Des solutions pour améliorer la situation des femmes victimes de violence conjugale
- « Il faut le même accès à la justice partout au Québec, pas juste dans les grands centres », précise Louise Riendeau. Les chiffres parlent d’eux-mêmes : les femmes vivant en région sont plus à risque. Selon les plus récentes données du ministère de la Sécurité publique, c’est la Côte-Nord qui enregistre le plus fort taux d’infractions contre la personne en contexte conjugal. En 2015, la région comptabilisait 590 infractions pour 100 000 habitants. La moyenne nationale est de 269 infractions pour 100 000 habitants.
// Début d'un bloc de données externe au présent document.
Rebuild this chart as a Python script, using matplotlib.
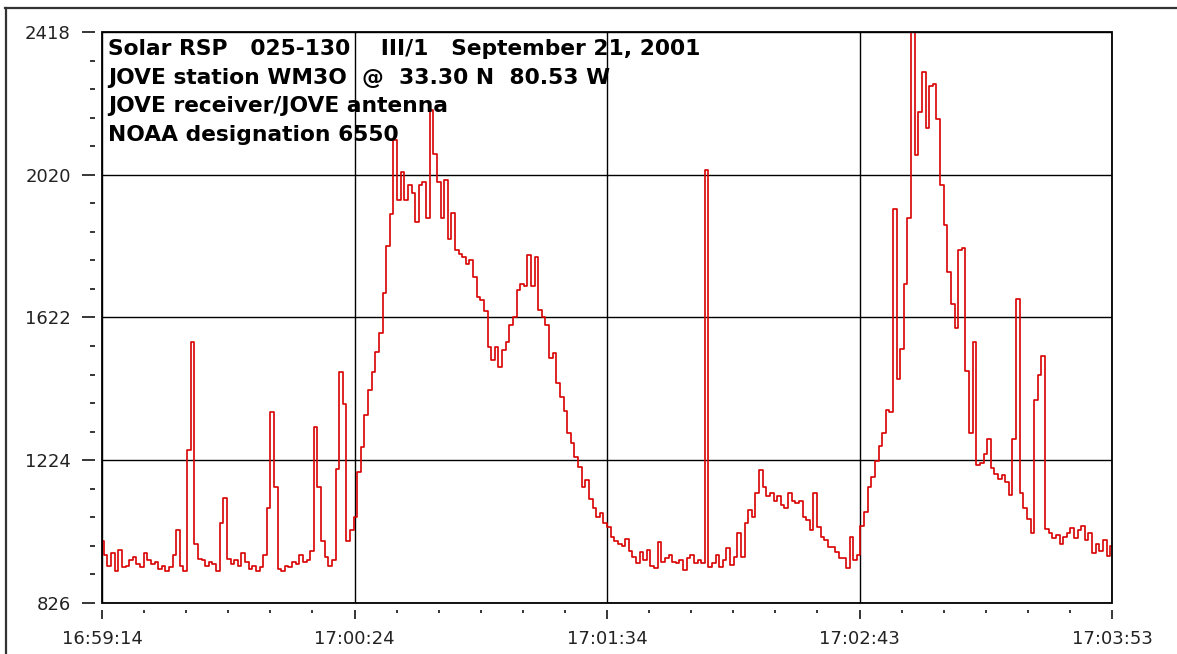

- Le premier rapport annuel du Comité d’examen des décès liés à la violence conjugale a été rendu public en décembre 2020. Ce document recommande que les acteurs intervenant dans les affaires de violence conjugale soient formés, que la population soit sensibilisée et que des outils soient développés pour la police.
- Le projet de loi C-247 propose d’ajouter le crime de « conduite contrôlante ou coercitive » au Code criminel. Cette proposition fait référence au « contrôle coercitif », un concept crucial en matière de violence conjugale qui peine encore à être reconnu. Le contrôle coercitif – qui désigne les menaces, le dénigrement, la surveillance ou l’isolement, tous les petits stratagèmes qui permettent de maintenir la peur et l’emprise sur sa conjointe – est criminalisé dans le droit anglais depuis 2015. L’adoption du projet de loi C-247 permettrait de reconnaître et de criminaliser la violence conjugale autre que physique ou sexuelle.